- Culture
- 27 Oct 06
The minute you learn there’s a film about Leonard Cohen, you wonder why no one was smart enough to make one before.
The minute you learn there’s a film about Leonard Cohen, you wonder why no one was smart enough to make one before. Representing four decades worth of music and fascinating personal history, the Montreal poet would seem ideally suited as the anchor for a documentary portrait. He is, however, an enigmatic entity, happy to retreat behind Buddhism and his reputation as a legend. When you’re exalted through reputation and meditation, why bother with the mortals.
Well done, director Lian Lunson, for coaxing him in front of a camera. This loving salute marries footage from Hall Willner’s Came So Far For Beauty tribute concert with interviews, artwork and appearances from ardent admirers (Bono and Co.) who simply wish to touch the hem in whatever way they can.

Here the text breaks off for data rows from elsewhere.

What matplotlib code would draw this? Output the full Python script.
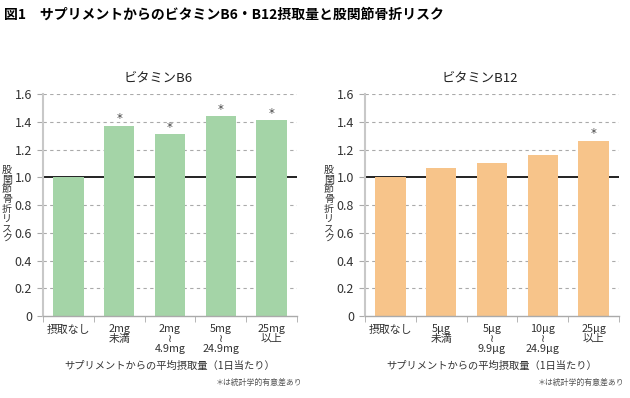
import matplotlib
matplotlib.use("Agg")
import matplotlib.pyplot as plt
import numpy as np

plt.rcParams['font.family'] = ['Noto Sans CJK JP', 'DejaVu Sans']

title = "図1　サプリメントからのビタミンB6・B12摂取量と股関節骨折リスク"
ylabel = "股関節骨折リスク"
xlabel = "サプリメントからの平均摂取量（1日当たり）"
note = "＊は統計学的有意差あり"

b6_labels = ["摂取なし", "2mg\n未満", "2mg\n≀\n4.9mg", "5mg\n≀\n24.9mg", "25mg\n以上"]
b6_values = [1.0, 1.37, 1.31, 1.44, 1.41]
b6_sig = [False, True, True, True, True]

b12_labels = ["摂取なし", "5μg\n未満", "5μg\n≀\n9.9μg", "10μg\n≀\n24.9μg", "25μg\n以上"]
b12_values = [1.0, 1.065, 1.105, 1.16, 1.26]
b12_sig = [False, False, False, False, True]

yticks = [0, 0.2, 0.4, 0.6, 0.8, 1.0, 1.2, 1.4, 1.6]
ytick_labels = ["0", "0.2", "0.4", "0.6", "0.8", "1.0", "1.2", "1.4", "1.6"]

fig = plt.figure(figsize=(6.3, 3.98), dpi=100)
fig.text(0.006, 0.962, title, fontsize=10, fontweight='bold', va='center', ha='left')

panels = [
    ("ビタミンB6", b6_labels, b6_values, b6_sig, "#a4d4a7", 0.0683),
    ("ビタミンB12", b12_labels, b12_values, b12_sig, "#f7c48a", 0.5794),
]

for name, labels, values, sig, color, left in panels:
    ax = fig.add_axes([left, 0.206, 0.403, 0.5578])
    x = np.arange(len(values))
    ax.bar(x, values, width=0.6, color=color, zorder=2)
    for yv in yticks[1:]:
        if yv == 1.0:
            continue
        ax.axhline(yv, color="#aaaaaa", lw=0.8, ls=(0, (3, 3)), zorder=1)
    ax.axhline(1.0, color="#222222", lw=1.4, zorder=1)
    for xi, v, s in zip(x, values, sig):
        if s:
            ax.text(xi, v + 0.005, "*", ha='center', va='bottom', fontsize=8.5,
                    color="#444444", family='DejaVu Sans')
    ax.set_xlim(-0.5, len(values) - 0.5)
    ax.set_ylim(0, 1.6)
    ax.set_yticks(yticks)
    ax.set_yticklabels(ytick_labels, fontsize=9, color="#333333")
    ax.set_xticks(x)
    ax.set_xticklabels(labels, fontsize=7.8, color="#333333", linespacing=0.95, va='top')
    ax.set_xticks(np.arange(len(values) + 1) - 0.5, minor=True)
    ax.tick_params(axis='x', which='major', length=0, pad=6)
    ax.tick_params(axis='x', which='minor', length=4, color="#aaaaaa", direction='out')
    ax.tick_params(axis='y', length=4, color="#aaaaaa", pad=4)
    for sp in ['top', 'right']:
        ax.spines[sp].set_visible(False)
    ax.spines['left'].set_color("#c8c8c8")
    ax.spines['left'].set_linewidth(1.5)
    ax.spines['bottom'].set_color("#aaaaaa")
    ax.spines['bottom'].set_linewidth(1.0)
    ax.text(0.453, 1.072, name, transform=ax.transAxes, ha='center', va='center', fontsize=9.5, color="#222222")
    # vertical label, one character per row
    n = len(ylabel)
    for i, ch in enumerate(ylabel):
        ax.text(-0.143, 0.505 + (n / 2 - 0.5 - i) * 0.0439, ch, transform=ax.transAxes,
                ha='center', va='center', fontsize=7.2, color="#333333")
    ax.text(0.5, -0.225, xlabel, transform=ax.transAxes, ha='center', va='center', fontsize=7.4, color="#333333")
    ax.text(1.02, -0.30, note, transform=ax.transAxes, ha='right', va='center', fontsize=5.7, color="#555555")

fig.savefig("out.png", dpi=100)
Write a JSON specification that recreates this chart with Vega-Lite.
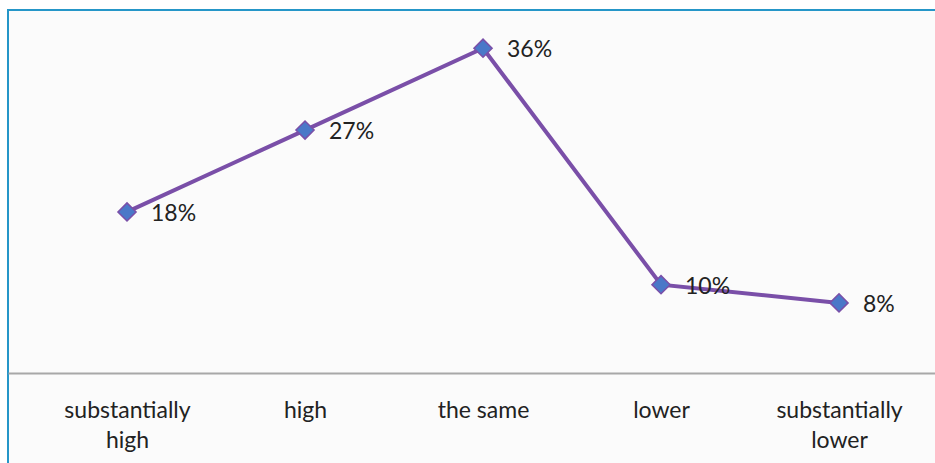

It hardly needs to be said that your enjoyment of the concert footage, presented here in nice and unfidgety chunks, depends on your musical tastes. Antony plays a stormer, Cave displays a predictable aptitude for the material and Beth Orton lets you forget that ‘Sisters Of Mercy’ could be a sad, bawdy hymnal to pioneering hookers.
Cohen himself meanwhile, is a deeply moving presence. Though Ms Lunson’s biography is by no means complete, her deliberately dreamy take marries well with Cohen’s haphazard poetic recollections. Roll on the comeback tour.